Alberto Manguel also told a wonderful story about someone who found an obscure book in a library and noted that he was the very first person to check it out, even though the book had been in the library’s collection for decades. When he pointed this out to the librarian, the librarian said: “But, of course, sir, we bought it for you.”

Aphorisms by Leonid S. Sukhorukov

Leonid Sukhorukov first fell in love with aphorisms, he says, when he heard them from his father and mother in early childhood. “I noticed even at that time that there was a great shortage of shortness in this world,” he recalls. “Unconsciously, I was drawn to any short, witty and sharp phrase. It was as though it was God given.” A native of Ukraine, Sukhorukov has had a diverse career, working variously as a cybernetics researcher, university professor, composer, and host of Ukraine’s first disco TV show. During Soviet rule, he penned sketches for weekly political satire magazines. He has also served, with pride, as the vice-president of the International Association of Professional Bureaucrats, an organization that skewers bureaucracy in all its forms.

When he was a mere ten years old, he coined his first aphorism:

I shall always believe in immortality … as long as I live!

His parents, of course, immediately wrote it down.

Sukhorukov practices the ’spontaneous combustion’ method of aphorism composition. “Time after time, I have such Heaven-sent flashes, which I try always to note down even on the metro or bus, or during lessons, lectures at the university, and lots of other places.” His cites his aphoristic ancestors as authors like Cicero, Tolstoy, Stendhal, G.K. Chesterton, and Stanislaw Jerzy Lec. “But top of my list,” he says, “will always be the genius of Oscar Wilde.”

Here is a selection of Sukhorukov’s aphorisms, from his most recent book All About Everything and other  publications:

Life’s obstacles are God’s chance to clarify your intentions.

Obstacles create opportunities.

Virtue is the public face of vice.

A mask is prepared to face anything.

Prejudices are habits that have lost track of time.

Worry is fear in a cul-de-sac.

The future tricks us with false hopes, the past with false memories.

Some marriages give bachelors a master’s degree.

In love, we are poets; in marriage, we are philosophers.

No matter how long you teach a fool, he still knows everything.

History can’t be changed but it can easily be re-written.

Democracy opens mouths but does not fill them.

Aphorisms by Warren Buffett

The other day I found a signed copy of Thoughts of Chairman Buffett by Warren Buffett at one of the used bookstalls underneath Waterloo Bridge in London.

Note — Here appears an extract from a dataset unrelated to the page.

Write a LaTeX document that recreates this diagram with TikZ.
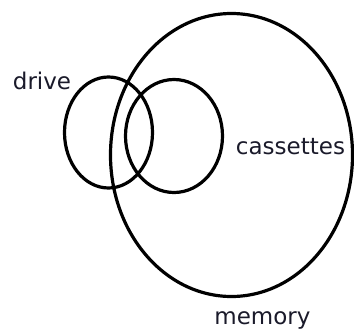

In the introduction, I learned that if I had invested $10,000 with Mr. Buffett in 1956 my money would have grown to $80,000,000 today. That would be just about enough, I think.

Buffett got an early start in business. As a teenager, he wrote a horse racing tip sheet, and by the time he left high school, in 1947, he had saved $5,000. His mentor in investing was Benjamin Graham, author of the classic The Intelligent Investor. Buffett built his investment business on the principles of that book, the basics of which are: invest only in companies you understand, and invest for the long term. He once averred that the stock market did not exist; “It is there only as a reference to see if anybody is offering to do anything foolish.” When asked once when he planned to retire, he replied: “About five to ten years after I die.” Some of the thoughts of the inestimable chairman:

Wall Street is the only place that people ride to in a Rolls-Royce to get advice from those who take the subway.

We’ve done better by avoiding dragons rather than by slaying them.

A great investment opportunity occurs when a marvelous business encounters a onetime huge but solvable problem.

The fact that people will be full of greed, fear, or folly is predictable. The sequence is not predictable.

It’s only when the tide goes out that you learn who’s been swimming naked.